L’autista aveva un appuntamento con una donna, Chiquita, gli diceva al telefono, aspetto i tuoi baci, ma arrivo un po’ in ritardo, devo sbarazzarmi di alcuni clienti, e noi, no, no passaci Chiquita, portaci in albergo. Baci tardivi, tango da impermeabile, notte da romanzo tra Montalbán e Soriano. Sesta lezione: giocare, scrivere, vivere, è uno sport di squadra.
Grazie a tutti quelli che hanno fatto squadra con me. Puoi anche essere bravo, ma qualcuno ti deve far giocare, e il mio giornale, Repubblica, non solo mi ha messo in campo, ma mi ha dato spazio. Aligi e Angelo, capi e amici, grazie per aver corretto i miei sbagli d’italiano, anche se alla fine ho fatto venire i dubbi anche a voi.
Grazie al presidente Bartomeu che chiamandomi, senza intermediari, mi ha dimostrato che la semplicità è la forma più elegante di democrazia diretta. Sesta lezione: da soli si è qualcuno, insieme si è qualcosa.

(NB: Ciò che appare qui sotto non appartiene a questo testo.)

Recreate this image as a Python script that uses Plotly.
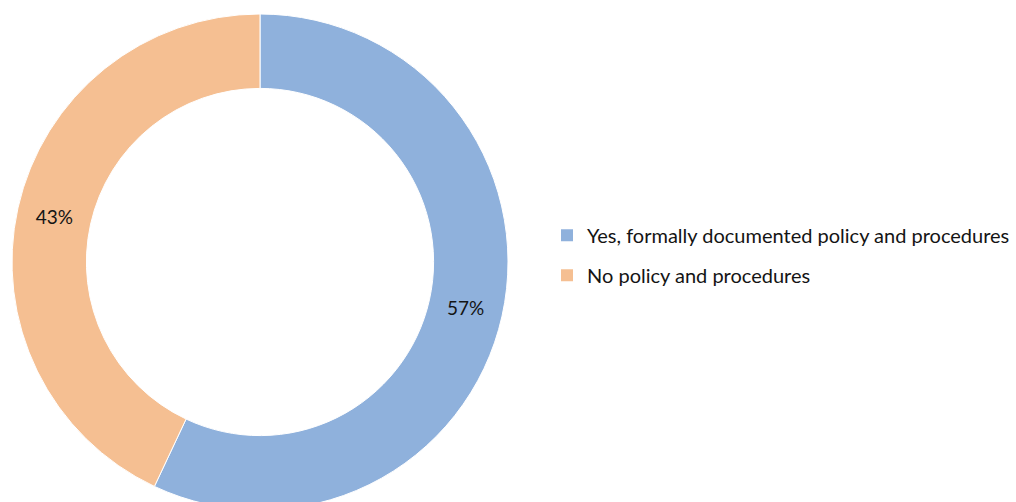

Nel ‘94 ero a San Paolo, in Brasile, per i funerali di Ayrton Senna, da lì volai a Bariloche in Argentina e fui la prima a intervistare il criminale nazista Priebke, tra gli autori della strage della Fosse Ardeatine. Passai da un campione che ci teneva a vincere per il suo popolo ad un uomo che ancora si vantava del massacro. «Certo che ho sparato, molte volte, ma erano terroristi». No, Priebke, erano civili. Settima lezione, con le parole di Montalbán: «Quando il passato resuscita, i colpevoli tornano ad essere quello che sono sempre stati: assassini». Volevo arrivare alla lezione numero undici, il perché lo capite anche da voi. Ma sono per una cronica sentimental veloce. Sono stata arrestata due volte perché seguivo la boxe e le donne non fanno certe cose. Ho fatto delle interviste bendata, perché gli atleti erano a torso nudo e le donne non guardano certe cose.Dedico questo premio alla generazione delle nostre madri che ci hanno spinto ad essere noi stesse: a trovare le parole per dirlo e la cultura per farlo.
E a tutto quello che vive nel mare Mediterraneo perché le diversità sono una ricchezza immensa.
Nell’anniversario in cui l’uomo è andato sulla Luna, a 120 anni dalla fondazione del Barca, voi mi premiate sulla Terra. Merci.